Долгое время считалось, что первой полной симфонической записью была Пятая Бетховена в исполнении Берлинских филармоников под управлением Артура Никиша (1913). Однако Мэтью Геррьери в книге «Эти первые четыре ноты: Пятая симфония Бетховена и человеческое воображение» напоминает, что Фридрих Карк и уже не существующий берлинский симфонический оркестр «Одеон» записали ту же симфонию для лейбла RCA Victor на три года раньше. Впрочем, и в той, и в другой версии партитуру сократили — первая же запись Пятой симфонии в нетронутом виде, судя по всему, была сделана только в 1920-е Альбертом Коутсом и Лондонским симфоническим оркестром.
Наконец, компакт-диски и переход от аналоговой записи к цифровой тоже стали следствием деятельности «академического лобби». Пластинки шипели и трещали, а также быстро приходили в негодность. Поп-музыка относилась к этому довольно легкомысленно — а вот многие классические музыканты, очарованные перспективой остаться в вечности, стремились к совершенному звуку. Одним из них был Герберт фон Караян, оставивший после себя гигантское количество записей — его дискография на одном лишь лейбле Deutsche Grammophon насчитывает 356 наименований. О дотошности Караяна в студии ходили легенды: флейтист Джеймс Голуэй, например, рассказывал, как при записи «Страстей по Матфею» Баха дирижер поделил партию флейты между двумя инструменталистами — чтобы микрофон невзначай не уловил вздох исполнителя.

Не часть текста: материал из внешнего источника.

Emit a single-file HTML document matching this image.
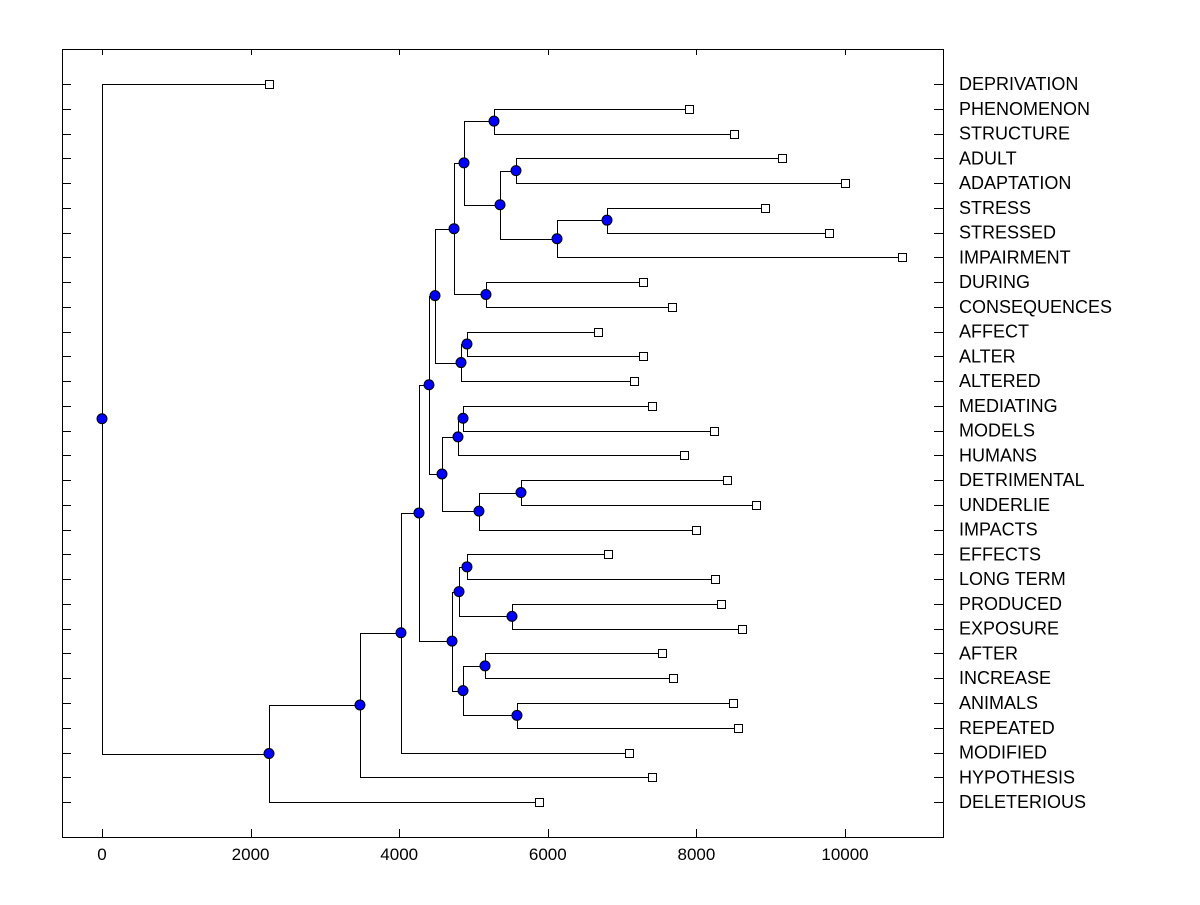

Неудивительно, что, вопреки стереотипам о свойственном академическому миру консерватизме, Караян одним из первых поверил в компакт-диск как идеальный музыкальный носитель — все носители предшествующих поколений он прямо во время презентации CD фирмы Sony в 1980 году в Зальцбурге на Пасхальном фестивале назвал устаревшими, как газовое освещение в эпоху электричества.
Звездные войны лейблов, или Звукозапись как боевой самолет
С эпохой компакт-дисков связано окончательное превращение индустрии звукозаписи в большой бизнес. Уверенность в CD как идеальном музыкальном носителе — не только с точки зрения качества звука, но и с точки зрения долговечности: диски не размагничиваются, как кассеты, и не запиливаются от постоянного использования, как виниловые пластинки, — удачно совпала с периодом экономического роста в развитых странах, открытием новых рынков (например, российского — после распада СССР) и свободным развитием продаж вследствие глобализации. В результате рынком культурных ценностей — включая издание записей классической музыки — всерьез заинтересовались в том числе и те, кто прежде не выказывал подобных склонностей: раньше боссами музыкальных лейблов становились прежде всего меломаны, теперь многие шли сюда заработать.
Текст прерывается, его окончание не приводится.